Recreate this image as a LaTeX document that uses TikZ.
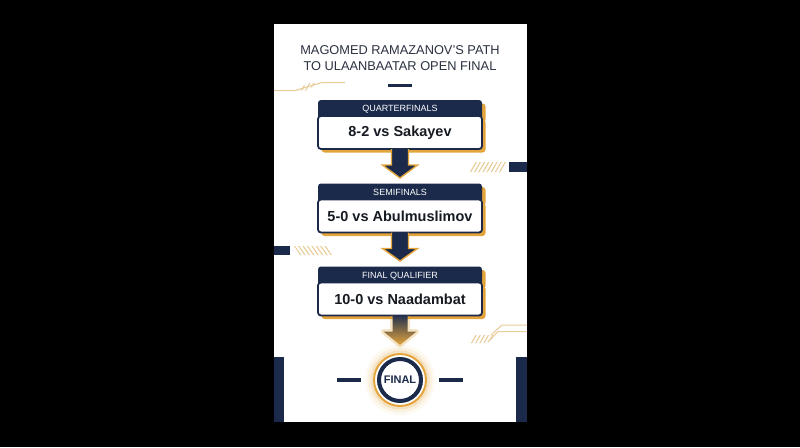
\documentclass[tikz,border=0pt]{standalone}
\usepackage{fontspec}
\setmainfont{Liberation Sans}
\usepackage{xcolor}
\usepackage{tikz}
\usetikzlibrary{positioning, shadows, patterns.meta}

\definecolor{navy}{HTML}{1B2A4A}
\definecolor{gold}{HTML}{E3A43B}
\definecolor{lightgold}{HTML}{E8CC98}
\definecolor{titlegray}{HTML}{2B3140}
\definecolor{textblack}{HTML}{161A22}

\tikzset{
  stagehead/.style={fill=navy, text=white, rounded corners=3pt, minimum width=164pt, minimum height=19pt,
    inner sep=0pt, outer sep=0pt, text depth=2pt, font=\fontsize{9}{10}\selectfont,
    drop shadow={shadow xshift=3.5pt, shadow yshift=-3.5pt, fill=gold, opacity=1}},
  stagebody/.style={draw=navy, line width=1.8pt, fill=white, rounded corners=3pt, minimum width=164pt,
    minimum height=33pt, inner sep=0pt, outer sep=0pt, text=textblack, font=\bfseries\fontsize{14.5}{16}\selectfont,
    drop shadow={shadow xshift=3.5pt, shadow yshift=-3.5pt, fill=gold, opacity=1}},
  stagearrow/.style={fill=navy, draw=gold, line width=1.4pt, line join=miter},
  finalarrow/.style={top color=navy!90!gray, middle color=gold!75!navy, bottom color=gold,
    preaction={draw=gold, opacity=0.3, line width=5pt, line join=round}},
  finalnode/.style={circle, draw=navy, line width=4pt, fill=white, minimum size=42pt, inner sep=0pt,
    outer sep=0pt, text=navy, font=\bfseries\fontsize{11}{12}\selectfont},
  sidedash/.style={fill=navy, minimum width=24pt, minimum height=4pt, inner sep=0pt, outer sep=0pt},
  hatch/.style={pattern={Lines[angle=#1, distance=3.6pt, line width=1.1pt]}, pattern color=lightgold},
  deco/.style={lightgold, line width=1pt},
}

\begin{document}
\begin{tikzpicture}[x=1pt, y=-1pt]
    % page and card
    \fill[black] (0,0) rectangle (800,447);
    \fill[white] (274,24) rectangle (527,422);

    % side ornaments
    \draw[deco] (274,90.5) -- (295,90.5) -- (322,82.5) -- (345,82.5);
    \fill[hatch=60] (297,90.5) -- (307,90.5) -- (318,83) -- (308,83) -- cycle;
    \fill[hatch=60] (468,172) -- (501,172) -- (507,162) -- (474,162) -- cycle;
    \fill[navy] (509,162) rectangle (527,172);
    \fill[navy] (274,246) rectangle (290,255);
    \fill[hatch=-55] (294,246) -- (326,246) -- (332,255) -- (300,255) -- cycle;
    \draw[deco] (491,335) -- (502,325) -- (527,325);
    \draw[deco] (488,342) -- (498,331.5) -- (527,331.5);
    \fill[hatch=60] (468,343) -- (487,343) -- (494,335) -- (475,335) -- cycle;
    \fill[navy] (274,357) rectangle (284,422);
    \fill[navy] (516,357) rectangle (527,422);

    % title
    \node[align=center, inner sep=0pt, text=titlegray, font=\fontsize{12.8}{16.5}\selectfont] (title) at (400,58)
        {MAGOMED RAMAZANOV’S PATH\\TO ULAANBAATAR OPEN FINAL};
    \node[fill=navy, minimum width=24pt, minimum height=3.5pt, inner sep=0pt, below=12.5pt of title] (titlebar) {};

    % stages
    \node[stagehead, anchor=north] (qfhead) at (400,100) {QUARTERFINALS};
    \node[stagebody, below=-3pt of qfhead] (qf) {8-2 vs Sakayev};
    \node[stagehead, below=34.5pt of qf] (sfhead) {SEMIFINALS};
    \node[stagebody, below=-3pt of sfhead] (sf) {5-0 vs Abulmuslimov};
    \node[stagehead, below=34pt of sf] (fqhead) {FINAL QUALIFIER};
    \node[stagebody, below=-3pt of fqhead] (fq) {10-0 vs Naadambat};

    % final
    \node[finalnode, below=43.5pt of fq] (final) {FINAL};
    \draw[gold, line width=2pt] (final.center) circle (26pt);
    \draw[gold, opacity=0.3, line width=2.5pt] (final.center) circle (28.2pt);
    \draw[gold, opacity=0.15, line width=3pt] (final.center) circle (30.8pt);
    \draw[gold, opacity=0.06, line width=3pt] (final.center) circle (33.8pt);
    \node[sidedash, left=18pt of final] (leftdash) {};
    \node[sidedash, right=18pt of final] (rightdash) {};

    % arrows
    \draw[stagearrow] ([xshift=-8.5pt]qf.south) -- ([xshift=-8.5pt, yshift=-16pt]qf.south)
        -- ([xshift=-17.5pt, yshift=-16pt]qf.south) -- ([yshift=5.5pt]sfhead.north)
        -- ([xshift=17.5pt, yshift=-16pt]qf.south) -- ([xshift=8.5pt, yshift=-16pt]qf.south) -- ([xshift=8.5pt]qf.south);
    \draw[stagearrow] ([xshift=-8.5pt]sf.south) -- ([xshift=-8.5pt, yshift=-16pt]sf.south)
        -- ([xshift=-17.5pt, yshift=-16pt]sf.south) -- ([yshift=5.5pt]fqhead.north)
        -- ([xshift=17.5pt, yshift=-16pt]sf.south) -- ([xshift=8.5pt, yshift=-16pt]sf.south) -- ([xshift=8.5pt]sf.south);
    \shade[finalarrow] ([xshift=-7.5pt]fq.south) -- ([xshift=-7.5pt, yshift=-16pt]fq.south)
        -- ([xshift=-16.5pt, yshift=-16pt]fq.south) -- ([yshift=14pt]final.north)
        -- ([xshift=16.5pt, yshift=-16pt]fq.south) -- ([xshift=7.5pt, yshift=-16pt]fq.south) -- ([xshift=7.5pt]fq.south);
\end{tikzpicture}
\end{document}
========================
--- TASK BRIEF ---
Pictures stay out. Repeat only the lines from the beginning of the data through the line that has "(274,24) rectangle (527,422);".

--- OUTPUT OF THE EXERCISE ---
Recreate this image as a LaTeX document that uses TikZ.
\documentclass[tikz,border=0pt]{standalone}
\usepackage{fontspec}
\setmainfont{Liberation Sans}
\usepackage{xcolor}
\usepackage{tikz}
\usetikzlibrary{positioning, shadows, patterns.meta}

\definecolor{navy}{HTML}{1B2A4A}
\definecolor{gold}{HTML}{E3A43B}
\definecolor{lightgold}{HTML}{E8CC98}
\definecolor{titlegray}{HTML}{2B3140}
\definecolor{textblack}{HTML}{161A22}

\tikzset{
  stagehead/.style={fill=navy, text=white, rounded corners=3pt, minimum width=164pt, minimum height=19pt,
    inner sep=0pt, outer sep=0pt, text depth=2pt, font=\fontsize{9}{10}\selectfont,
    drop shadow={shadow xshift=3.5pt, shadow yshift=-3.5pt, fill=gold, opacity=1}},
  stagebody/.style={draw=navy, line width=1.8pt, fill=white, rounded corners=3pt, minimum width=164pt,
    minimum height=33pt, inner sep=0pt, outer sep=0pt, text=textblack, font=\bfseries\fontsize{14.5}{16}\selectfont,
    drop shadow={shadow xshift=3.5pt, shadow yshift=-3.5pt, fill=gold, opacity=1}},
  stagearrow/.style={fill=navy, draw=gold, line width=1.4pt, line join=miter},
  finalarrow/.style={top color=navy!90!gray, middle color=gold!75!navy, bottom color=gold,
    preaction={draw=gold, opacity=0.3, line width=5pt, line join=round}},
  finalnode/.style={circle, draw=navy, line width=4pt, fill=white, minimum size=42pt, inner sep=0pt,
    outer sep=0pt, text=navy, font=\bfseries\fontsize{11}{12}\selectfont},
  sidedash/.style={fill=navy, minimum width=24pt, minimum height=4pt, inner sep=0pt, outer sep=0pt},
  hatch/.style={pattern={Lines[angle=#1, distance=3.6pt, line width=1.1pt]}, pattern color=lightgold},
  deco/.style={lightgold, line width=1pt},
}

\begin{document}
\begin{tikzpicture}[x=1pt, y=-1pt]
    % page and card
    \fill[black] (0,0) rectangle (800,447);
    \fill[white] (274,24) rectangle (527,422);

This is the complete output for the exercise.